> Goal: Take the material and output all of it exactly.

> Available data:
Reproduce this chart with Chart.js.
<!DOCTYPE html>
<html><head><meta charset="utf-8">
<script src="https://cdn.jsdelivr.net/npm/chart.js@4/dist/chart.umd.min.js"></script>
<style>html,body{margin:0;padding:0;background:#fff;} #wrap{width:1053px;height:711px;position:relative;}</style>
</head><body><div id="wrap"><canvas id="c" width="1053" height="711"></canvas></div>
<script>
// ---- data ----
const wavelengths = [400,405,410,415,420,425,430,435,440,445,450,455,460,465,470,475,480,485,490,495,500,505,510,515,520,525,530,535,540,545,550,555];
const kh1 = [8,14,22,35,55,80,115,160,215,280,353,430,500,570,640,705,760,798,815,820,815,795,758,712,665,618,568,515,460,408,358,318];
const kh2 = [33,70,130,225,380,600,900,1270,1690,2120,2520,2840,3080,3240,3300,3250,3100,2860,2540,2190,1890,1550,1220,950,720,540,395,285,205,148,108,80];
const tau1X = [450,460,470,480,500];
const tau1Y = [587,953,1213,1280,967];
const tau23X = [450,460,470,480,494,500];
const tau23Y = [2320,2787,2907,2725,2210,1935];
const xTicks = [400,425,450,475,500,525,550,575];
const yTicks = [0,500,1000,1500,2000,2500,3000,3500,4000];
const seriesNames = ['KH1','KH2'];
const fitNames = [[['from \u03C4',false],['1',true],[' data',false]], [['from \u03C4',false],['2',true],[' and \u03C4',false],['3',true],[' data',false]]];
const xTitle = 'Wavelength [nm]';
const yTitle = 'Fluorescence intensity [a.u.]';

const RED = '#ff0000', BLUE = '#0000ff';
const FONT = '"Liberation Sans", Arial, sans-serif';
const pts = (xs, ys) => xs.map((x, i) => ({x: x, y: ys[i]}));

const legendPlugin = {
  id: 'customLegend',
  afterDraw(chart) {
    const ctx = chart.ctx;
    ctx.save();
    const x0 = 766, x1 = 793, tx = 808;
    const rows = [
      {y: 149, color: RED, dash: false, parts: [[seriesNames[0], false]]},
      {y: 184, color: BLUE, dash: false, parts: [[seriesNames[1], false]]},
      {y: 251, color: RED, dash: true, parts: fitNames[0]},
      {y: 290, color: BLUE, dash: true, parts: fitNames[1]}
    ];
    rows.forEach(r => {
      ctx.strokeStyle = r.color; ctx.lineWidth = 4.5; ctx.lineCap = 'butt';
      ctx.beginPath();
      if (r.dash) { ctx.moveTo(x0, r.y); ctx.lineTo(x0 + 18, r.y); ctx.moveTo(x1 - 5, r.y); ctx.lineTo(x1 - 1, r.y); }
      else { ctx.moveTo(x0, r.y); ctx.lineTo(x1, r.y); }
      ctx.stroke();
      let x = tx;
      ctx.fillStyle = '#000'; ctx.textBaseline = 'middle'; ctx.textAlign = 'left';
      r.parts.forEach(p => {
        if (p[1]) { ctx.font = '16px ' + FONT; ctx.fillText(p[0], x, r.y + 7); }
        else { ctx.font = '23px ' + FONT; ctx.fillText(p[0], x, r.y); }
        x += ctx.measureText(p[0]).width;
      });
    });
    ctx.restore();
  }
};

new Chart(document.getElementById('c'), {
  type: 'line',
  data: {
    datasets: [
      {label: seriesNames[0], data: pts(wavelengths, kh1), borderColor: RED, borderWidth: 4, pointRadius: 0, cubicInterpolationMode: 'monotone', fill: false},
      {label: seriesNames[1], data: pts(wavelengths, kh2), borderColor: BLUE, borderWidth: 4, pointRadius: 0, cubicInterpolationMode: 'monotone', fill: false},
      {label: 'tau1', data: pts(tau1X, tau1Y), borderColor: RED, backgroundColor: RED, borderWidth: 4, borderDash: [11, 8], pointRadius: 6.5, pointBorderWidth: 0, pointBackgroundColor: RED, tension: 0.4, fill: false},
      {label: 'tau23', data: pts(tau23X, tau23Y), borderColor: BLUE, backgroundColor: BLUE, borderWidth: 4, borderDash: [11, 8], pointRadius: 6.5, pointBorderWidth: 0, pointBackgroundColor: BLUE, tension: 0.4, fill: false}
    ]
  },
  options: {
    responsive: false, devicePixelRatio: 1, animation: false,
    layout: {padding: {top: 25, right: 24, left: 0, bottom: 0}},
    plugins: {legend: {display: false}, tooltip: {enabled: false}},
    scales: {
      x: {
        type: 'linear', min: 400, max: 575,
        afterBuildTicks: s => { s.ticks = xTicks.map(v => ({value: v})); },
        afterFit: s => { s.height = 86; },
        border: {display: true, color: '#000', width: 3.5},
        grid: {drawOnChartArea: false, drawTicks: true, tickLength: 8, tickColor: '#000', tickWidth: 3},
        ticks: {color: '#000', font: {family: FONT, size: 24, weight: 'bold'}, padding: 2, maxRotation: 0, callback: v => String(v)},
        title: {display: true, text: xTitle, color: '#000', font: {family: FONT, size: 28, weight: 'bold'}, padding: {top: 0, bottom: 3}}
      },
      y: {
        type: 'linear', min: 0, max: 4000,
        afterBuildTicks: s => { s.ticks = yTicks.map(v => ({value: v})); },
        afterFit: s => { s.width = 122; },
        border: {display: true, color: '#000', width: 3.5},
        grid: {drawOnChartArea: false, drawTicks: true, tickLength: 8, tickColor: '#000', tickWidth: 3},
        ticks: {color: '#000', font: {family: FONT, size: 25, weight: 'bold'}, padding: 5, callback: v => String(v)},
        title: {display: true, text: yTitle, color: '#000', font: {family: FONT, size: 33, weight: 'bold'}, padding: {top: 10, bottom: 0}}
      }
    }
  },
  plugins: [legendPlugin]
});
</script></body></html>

> Complete answer:
Reproduce this chart with Chart.js.
<!DOCTYPE html>
<html><head><meta charset="utf-8">
<script src="https://cdn.jsdelivr.net/npm/chart.js@4/dist/chart.umd.min.js"></script>
<style>html,body{margin:0;padding:0;background:#fff;} #wrap{width:1053px;height:711px;position:relative;}</style>
</head><body><div id="wrap"><canvas id="c" width="1053" height="711"></canvas></div>
<script>
// ---- data ----
const wavelengths = [400,405,410,415,420,425,430,435,440,445,450,455,460,465,470,475,480,485,490,495,500,505,510,515,520,525,530,535,540,545,550,555];
const kh1 = [8,14,22,35,55,80,115,160,215,280,353,430,500,570,640,705,760,798,815,820,815,795,758,712,665,618,568,515,460,408,358,318];
const kh2 = [33,70,130,225,380,600,900,1270,1690,2120,2520,2840,3080,3240,3300,3250,3100,2860,2540,2190,1890,1550,1220,950,720,540,395,285,205,148,108,80];
const tau1X = [450,460,470,480,500];
const tau1Y = [587,953,1213,1280,967];
const tau23X = [450,460,470,480,494,500];
const tau23Y = [2320,2787,2907,2725,2210,1935];
const xTicks = [400,425,450,475,500,525,550,575];
const yTicks = [0,500,1000,1500,2000,2500,3000,3500,4000];
const seriesNames = ['KH1','KH2'];
const fitNames = [[['from \u03C4',false],['1',true],[' data',false]], [['from \u03C4',false],['2',true],[' and \u03C4',false],['3',true],[' data',false]]];
const xTitle = 'Wavelength [nm]';
const yTitle = 'Fluorescence intensity [a.u.]';

const RED = '#ff0000', BLUE = '#0000ff';
const FONT = '"Liberation Sans", Arial, sans-serif';
const pts = (xs, ys) => xs.map((x, i) => ({x: x, y: ys[i]}));

const legendPlugin = {
  id: 'customLegend',
  afterDraw(chart) {
    const ctx = chart.ctx;
    ctx.save();
    const x0 = 766, x1 = 793, tx = 808;
    const rows = [
      {y: 149, color: RED, dash: false, parts: [[seriesNames[0], false]]},
      {y: 184, color: BLUE, dash: false, parts: [[seriesNames[1], false]]},
      {y: 251, color: RED, dash: true, parts: fitNames[0]},
      {y: 290, color: BLUE, dash: true, parts: fitNames[1]}
    ];
    rows.forEach(r => {
      ctx.strokeStyle = r.color; ctx.lineWidth = 4.5; ctx.lineCap = 'butt';
      ctx.beginPath();
      if (r.dash) { ctx.moveTo(x0, r.y); ctx.lineTo(x0 + 18, r.y); ctx.moveTo(x1 - 5, r.y); ctx.lineTo(x1 - 1, r.y); }
      else { ctx.moveTo(x0, r.y); ctx.lineTo(x1, r.y); }
      ctx.stroke();
      let x = tx;
      ctx.fillStyle = '#000'; ctx.textBaseline = 'middle'; ctx.textAlign = 'left';
      r.parts.forEach(p => {
        if (p[1]) { ctx.font = '16px ' + FONT; ctx.fillText(p[0], x, r.y + 7); }
        else { ctx.font = '23px ' + FONT; ctx.fillText(p[0], x, r.y); }
        x += ctx.measureText(p[0]).width;
      });
    });
    ctx.restore();
  }
};

new Chart(document.getElementById('c'), {
  type: 'line',
  data: {
    datasets: [
      {label: seriesNames[0], data: pts(wavelengths, kh1), borderColor: RED, borderWidth: 4, pointRadius: 0, cubicInterpolationMode: 'monotone', fill: false},
      {label: seriesNames[1], data: pts(wavelengths, kh2), borderColor: BLUE, borderWidth: 4, pointRadius: 0, cubicInterpolationMode: 'monotone', fill: false},
      {label: 'tau1', data: pts(tau1X, tau1Y), borderColor: RED, backgroundColor: RED, borderWidth: 4, borderDash: [11, 8], pointRadius: 6.5, pointBorderWidth: 0, pointBackgroundColor: RED, tension: 0.4, fill: false},
      {label: 'tau23', data: pts(tau23X, tau23Y), borderColor: BLUE, backgroundColor: BLUE, borderWidth: 4, borderDash: [11, 8], pointRadius: 6.5, pointBorderWidth: 0, pointBackgroundColor: BLUE, tension: 0.4, fill: false}
    ]
  },
  options: {
    responsive: false, devicePixelRatio: 1, animation: false,
    layout: {padding: {top: 25, right: 24, left: 0, bottom: 0}},
    plugins: {legend: {display: false}, tooltip: {enabled: false}},
    scales: {
      x: {
        type: 'linear', min: 400, max: 575,
        afterBuildTicks: s => { s.ticks = xTicks.map(v => ({value: v})); },
        afterFit: s => { s.height = 86; },
        border: {display: true, color: '#000', width: 3.5},
        grid: {drawOnChartArea: false, drawTicks: true, tickLength: 8, tickColor: '#000', tickWidth: 3},
        ticks: {color: '#000', font: {family: FONT, size: 24, weight: 'bold'}, padding: 2, maxRotation: 0, callback: v => String(v)},
        title: {display: true, text: xTitle, color: '#000', font: {family: FONT, size: 28, weight: 'bold'}, padding: {top: 0, bottom: 3}}
      },
      y: {
        type: 'linear', min: 0, max: 4000,
        afterBuildTicks: s => { s.ticks = yTicks.map(v => ({value: v})); },
        afterFit: s => { s.width = 122; },
        border: {display: true, color: '#000', width: 3.5},
        grid: {drawOnChartArea: false, drawTicks: true, tickLength: 8, tickColor: '#000', tickWidth: 3},
        ticks: {color: '#000', font: {family: FONT, size: 25, weight: 'bold'}, padding: 5, callback: v => String(v)},
        title: {display: true, text: yTitle, color: '#000', font: {family: FONT, size: 33, weight: 'bold'}, padding: {top: 10, bottom: 0}}
      }
    }
  },
  plugins: [legendPlugin]
});
</script></body></html>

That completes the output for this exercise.